The federal government gives power to accrediting agencies by granting funding only to colleges that meet the standards of these agencies. The accrediting agencies have used this power to suppress competition and to impose many forms of PC.16 These agencies should be confined to monitoring objective educational criteria.

To encourage alternatives to the dominant PC teaching of American history,17 Congress should fund the American History for Freedom Program, adopted by Congress in 2008 but never funded.18 It could also fund other programs in Western civilization.19

The federal government can also provide students and their families with more information about viewpoint diversity at all schools receiving federal money. The Heterodox Academy’s Guide to Colleges offers a prototype model for such disclosure.20 Higher education is fiercely competitive. Colleges will not blithely accept receiving low ratings for academic freedom, quality of curriculum, and diversity of thought.

Mustering the Will

The politicization of our colleges and universities is a serious problem that has not received adequate attention from our lawmakers. To reiterate, this article is only a first cut at devising a strategy for addressing this problem. I invite others to point out its weaknesses and to propose better solutions.

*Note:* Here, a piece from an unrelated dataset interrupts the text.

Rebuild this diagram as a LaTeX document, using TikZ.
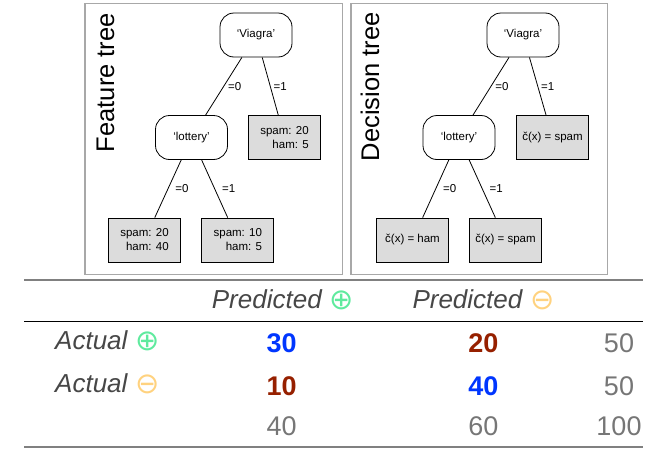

No one should fancy that solving this problem will be easy. Leftists have targeted academia because they see it as the soft underbelly of our republic—and its fulcrum. Having largely seized control there, they will not surrender it meekly, and our colleges and universities now operate far outside the political mainstream. The ideological regime imposed by leftists is offensive not only to conservatives and libertarians but also to political moderates.

Our challenge, then, is not to change people’s minds, but rather to make them aware of the scope of the problem and its dangerous consequences, and to persuade them that reform is essential. If the will can be mustered, rectifying political correctness, though not easy, can be achieved.